Governing Decline

Changing State-Society Relations in Rural Japan 

Background

This book project investigates how state-society relations in rural Japan change in the context of rapid aging, depopulation, and eroding public service provision, and the mid-2000s municipal merger wave. These interrelated developments gave weight to the question who is responsible for “governing decline” in rural Japan – the state, local communities, or both? In 2014, the Japanese government began to promote so-called regional management organizations (RMO, chiiki unei soshiki): civic self-governance bodies which are expected to devise and implement plans to supplement public and private service provision at the sub-municipal level. The number of RMO has increased rapidly since 2014, which underlines the growing demand for civic self-governance especially in rural areas from which the state has retreated.

So far, however, RMO have received virtually now scholarly attention outside Japan. This book asks where these organizations come from, what they do, and how they relate to the (local) state.    

Source: Adapted from MIC 2023.

Analytical Framework and Research Objectives

The book adopts a historical institutionalist perspective to analyze the promotion of RMO as part of an ongoing renegotiation of state-society relations in Japan. In international comparison, Japanese civil society organizations have often been described as coopted by, or at least cooperating with the (local) state (Pekkanen 2006; Avenell 2011; Tsujinaka/Yamamoto 2021). The recent promotion of RMO is an ideal opportunity to understand drivers for change and continuity in this blurry relationship.
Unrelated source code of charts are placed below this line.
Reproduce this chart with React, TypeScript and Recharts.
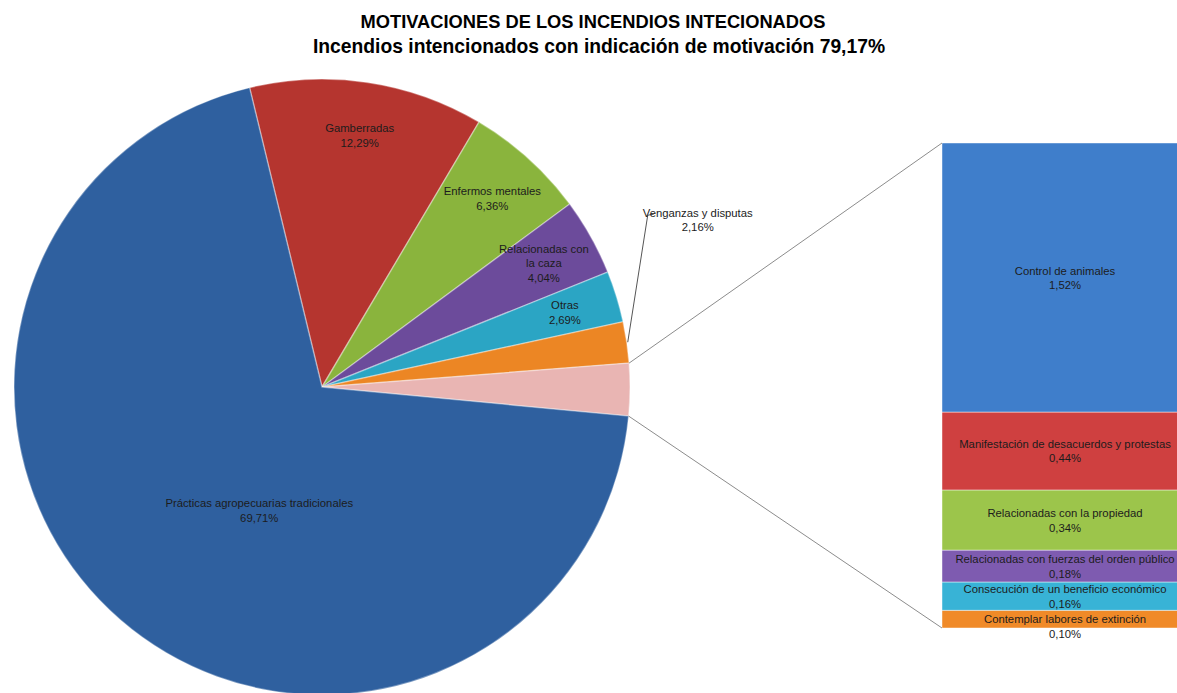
import { PieChart, Pie, Cell, BarChart, Bar, XAxis, YAxis } from "recharts";

const TITLE = "MOTIVACIONES DE LOS INCENDIOS INTECIONADOS";
const SUBTITLE = "Incendios intencionados con indicación de motivación 79,17%";

// main pie, clockwise from the top edge of the big blue slice
const PIE_NAMES = [
  "Gamberradas",
  "Enfermos mentales",
  "Relacionadas con la caza",
  "Otras",
  "Venganzas y disputas",
  "Resto de motivaciones",
  "Prácticas agropecuarias tradicionales",
];
const PIE_VALUES = [12.29, 6.36, 4.04, 2.69, 2.16, 2.74, 69.71];

// breakdown of the small pink slice (top to bottom of the bar)
const BAR_NAMES = [
  "Control de animales",
  "Manifestación de desacuerdos y protestas",
  "Relacionadas con la propiedad",
  "Relacionadas con fuerzas del orden público",
  "Consecución de un beneficio económico",
  "Contemplar labores de extinción",
];
const BAR_VALUES = [1.52, 0.44, 0.34, 0.18, 0.16, 0.1];

const PIE_COLORS = ["#b5352f", "#8ab43d", "#6c4b9b", "#2ba5c4", "#ec8624", "#e9b5b3", "#2f609f"];
const BAR_COLORS = ["#3f7ecb", "#cf4040", "#9cc54b", "#7e5bb0", "#38b3d6", "#f08a28"];

const W = 1177;
const H = 693;
const FONT = "'Liberation Sans', Arial, sans-serif";
const TEXT = "#1c1c1c";
const LABEL_SIZE = 11.3;

const PIE_CX = 322;
const PIE_CY = 387;
const PIE_R = 308;
const START = 103.6;

const BAR_LEFT = 942;
const BAR_TOP = 143;
const BAR_W = 246;
const BAR_H = 485;

const RAD = Math.PI / 180;
const fmt = (v: number) => v.toFixed(2).replace(".", ",") + "%";
const polar = (cx: number, cy: number, r: number, a: number) => ({
  x: cx + r * Math.cos(-a * RAD),
  y: cy + r * Math.sin(-a * RAD),
});

const WRAP: Record<string, string[]> = {
  "Relacionadas con la caza": ["Relacionadas con", "la caza"],
};

const pieData = PIE_NAMES.map((name, i) => ({ name, value: PIE_VALUES[i] }));

const barRow: Record<string, string | number> = { cat: "Resto" };
BAR_VALUES.forEach((v, i) => {
  barRow[`k${i}`] = v;
});
const barData = [barRow];

const renderPieLabel = (props: any) => {
  const { cx, cy, midAngle, outerRadius, index, startAngle, endAngle } = props;
  const name = PIE_NAMES[index];
  const value = PIE_VALUES[index];

  // pink slice: lines to the bar instead of a label
  if (index === 5) {
    const a = polar(cx, cy, outerRadius, startAngle);
    const b = polar(cx, cy, outerRadius, endAngle);
    return (
      <g key="connectors">
        <line x1={a.x} y1={a.y} x2={BAR_LEFT} y2={BAR_TOP} stroke="#8c8c8c" strokeWidth={1} />
        <line x1={b.x} y1={b.y} x2={BAR_LEFT} y2={BAR_TOP + BAR_H} stroke="#8c8c8c" strokeWidth={1} />
      </g>
    );
  }

  // small slice with an outside label and a leader line
  if (index === 4) {
    const s = polar(cx, cy, outerRadius + 1, midAngle);
    const ex = s.x + 20;
    const ey = s.y - 127;
    return (
      <g key="outside">
        <polyline
          points={`${s.x},${s.y} ${ex},${ey} ${ex + 6},${ey - 1}`}
          fill="none"
          stroke="#555"
          strokeWidth={1}
        />
        <text x={ex + 50} y={ey + 2} textAnchor="middle" fontSize={LABEL_SIZE} fill={TEXT} fontFamily={FONT}>
          {name}
        </text>
        <text x={ex + 50} y={ey + 16} textAnchor="middle" fontSize={LABEL_SIZE} fill={TEXT} fontFamily={FONT}>
          {fmt(value)}
        </text>
      </g>
    );
  }

  const big = index === 6;
  const p = polar(cx, cy, big ? outerRadius * 0.45 : outerRadius * 0.825, big ? midAngle + 14 : midAngle);
  const lines = [...(WRAP[name] || [name]), fmt(value)];
  const lh = 14.5;
  const y0 = p.y - ((lines.length - 1) * lh) / 2 + 4;
  return (
    <text key={`lbl-${index}`} textAnchor="middle" fontSize={LABEL_SIZE} fill={TEXT} fontFamily={FONT}>
      {lines.map((t, i) => (
        <tspan key={i} x={p.x} y={y0 + i * lh}>
          {t}
        </tspan>
      ))}
    </text>
  );
};

const makeBarLabel = (i: number) => (props: any) => {
  const { x, y, width, height } = props;
  const cx = x + width / 2;
  const cy = y + height / 2 + (i === 5 ? 7 : 0);
  return (
    <g key={`bl-${i}`}>
      <text x={cx} y={cy - 3} textAnchor="middle" fontSize={LABEL_SIZE} fill={TEXT} fontFamily={FONT}>
        {BAR_NAMES[i]}
      </text>
      <text x={cx} y={cy + 11.5} textAnchor="middle" fontSize={LABEL_SIZE} fill={TEXT} fontFamily={FONT}>
        {fmt(BAR_VALUES[i])}
      </text>
    </g>
  );
};

// bottom segment first for the stack
const barOrder = BAR_VALUES.map((_, i) => i).reverse();

export default function App() {
  return (
    <div
      style={{
        position: "absolute",
        left: 0,
        top: 0,
        width: W,
        height: H,
        overflow: "hidden",
        background: "#fff",
        fontFamily: FONT,
      }}
    >
      <div
        style={{
          position: "absolute",
          left: 0,
          top: 9,
          width: W,
          fontWeight: "bold",
          lineHeight: "25px",
          color: "#000",
        }}
      >
        <div style={{ position: "absolute", left: 293, top: 0, width: 600, textAlign: "center", fontSize: 18.3 }}>
          {TITLE}
        </div>
        <div style={{ position: "absolute", left: 299, top: 25, width: 600, textAlign: "center", fontSize: 19.3 }}>
          {SUBTITLE}
        </div>
      </div>

      <div style={{ position: "absolute", left: 0, top: 0 }}>
        <PieChart width={W} height={H} margin={{ top: 0, right: 0, bottom: 0, left: 0 }}>
          <Pie
            data={pieData}
            dataKey="value"
            nameKey="name"
            cx={PIE_CX}
            cy={PIE_CY}
            innerRadius={0}
            outerRadius={PIE_R}
            startAngle={START}
            endAngle={START - 360}
            stroke="rgba(255,255,255,0.35)"
            strokeWidth={1.5}
            label={renderPieLabel}
            labelLine={false}
            isAnimationActive={false}
          >
            {pieData.map((_, i) => (
              <Cell key={`c-${i}`} fill={PIE_COLORS[i]} />
            ))}
          </Pie>
        </PieChart>
      </div>

      <div style={{ position: "absolute", left: BAR_LEFT, top: BAR_TOP }}>
        <BarChart
          width={BAR_W}
          height={BAR_H + 20}
          data={barData}
          margin={{ top: 0, right: 0, bottom: 20, left: 0 }}
          barCategoryGap={0}
          barGap={0}
        >
          <XAxis dataKey="cat" type="category" hide />
          <YAxis type="number" domain={[0, "dataMax"]} hide />
          {barOrder.map((i) => (
            <Bar
              key={`b-${i}`}
              dataKey={`k${i}`}
              stackId="s"
              fill={BAR_COLORS[i]}
              stroke="rgba(255,255,255,0.45)"
              strokeWidth={1}
              label={makeBarLabel(i)}
              isAnimationActive={false}
            />
          ))}
        </BarChart>
      </div>
    </div>
  );
}
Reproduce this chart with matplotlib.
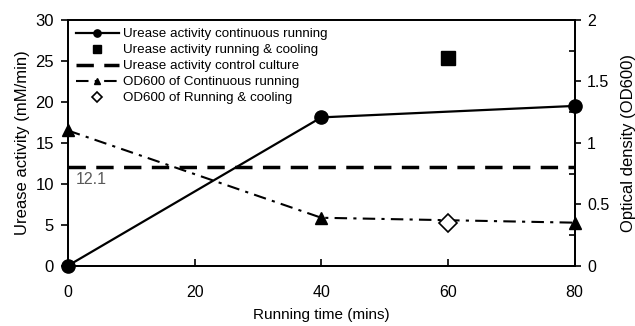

Moving beyond existing accounts of top-down cooptation and bottom-up change, the book focuses on the interrelation between local institution-building and the national promotion of RMO. The main research objectives are:  

  • Tracing the genesis of the RMO concept from early local models and related policy initiatives to the national promotion of RMO since 2014 
  • Analyzing how local actors integrate preexisting institutions such as neighborhood associations into more comprehensive forms of self-governance
  • Evaluating the implications of these institution-building processes for the roles and functions of RMO 

Methods and Data

Mirroring the research objectives, I triangulate the analysis of government-sponsored survey reports, documents and expert interviews with three nested case studiesIida City in Nagano Prefecture (July 2017, August 2018, September 2022) and Unnan City in Shimane Prefecture (September 2022, July 2024) are prominent local models that have influenced the national RMO concept. In contrast, Ena City in Gifu Prefecture (September 2022, July 2024) cannot be considered a model case. The case studies are based on interviews with residents, local officials, representatives of self-governance organizations, document collection, and participatory observation.

 

 

Community center in Matsukasa District, Unnan City. Picture: Hanno Jentzsch

Preliminary Results

Genesis and promotion of RMO reveal how the “blurry” state-society relations in Japan are reproduced beyond top-down cooptation. The RMO concept rests on local institution-building processes that preceded the national promotion of RMO, and local actors continue to shape the concrete roles and functions of RMO beyond the direct control of the central and even local governments.   

RMO supplement the functions of local governments and preexisting self-governance organizations, most importantly neighborhood associations. While their roles and functions differ, RMO reproduce the notion of civil society organizations as “partners” of the local state. Operating in the vacuum left by the retreat of the state in the mid-2000s merger wave, RMO – the vast majority of which lack a formal legal standing – blur the lines between public administration and civic self-governance even further.

The process reveals Japan’s aging rural peripheries as important experimentation grounds for local self-governance – despite, or rather because they have been “left behind” in many ways. 

The self-governance organization in Nabeyama District, Unnan City, runs a mobility service to support elderly residents. Picture: Hanno Jentzsch

References
  • Avenell, Steven A. 2010. "Facilitating Spontaneity: The State and Independent Volunteering in Contemporary Japan". Social Science Japan Journal, 13 (1): 69–93.
  • MIC (Ministry of Internal Affairs and Communication). 2023. "Chiiki unei soshiki no keisei oyobi jizoku-teki na unei ni kan suru chōsa kenkyū jigyō hōkokusho [Survey Regarding the Formation and Sustainable Management of Regional Management Organizations: Report]", https://www.soumu.go.jp/main_content/000939015.pdf, accessed August 30, 2024.  
  • Pekkanen, Robert. 2006. Japan's Dual Civil Society. Members without Advocates. Stanford: Stanford University Press.
  • Tsujinaka, Yutaka and Hidehiro Yamamoto, eds. 2021. Gendai nihon no hikaku toshi gabanansu, shimin shakai [Comparative Urban Governance and Civil Society in Contemporary Japan]. Tōkyō: Bokutakusha.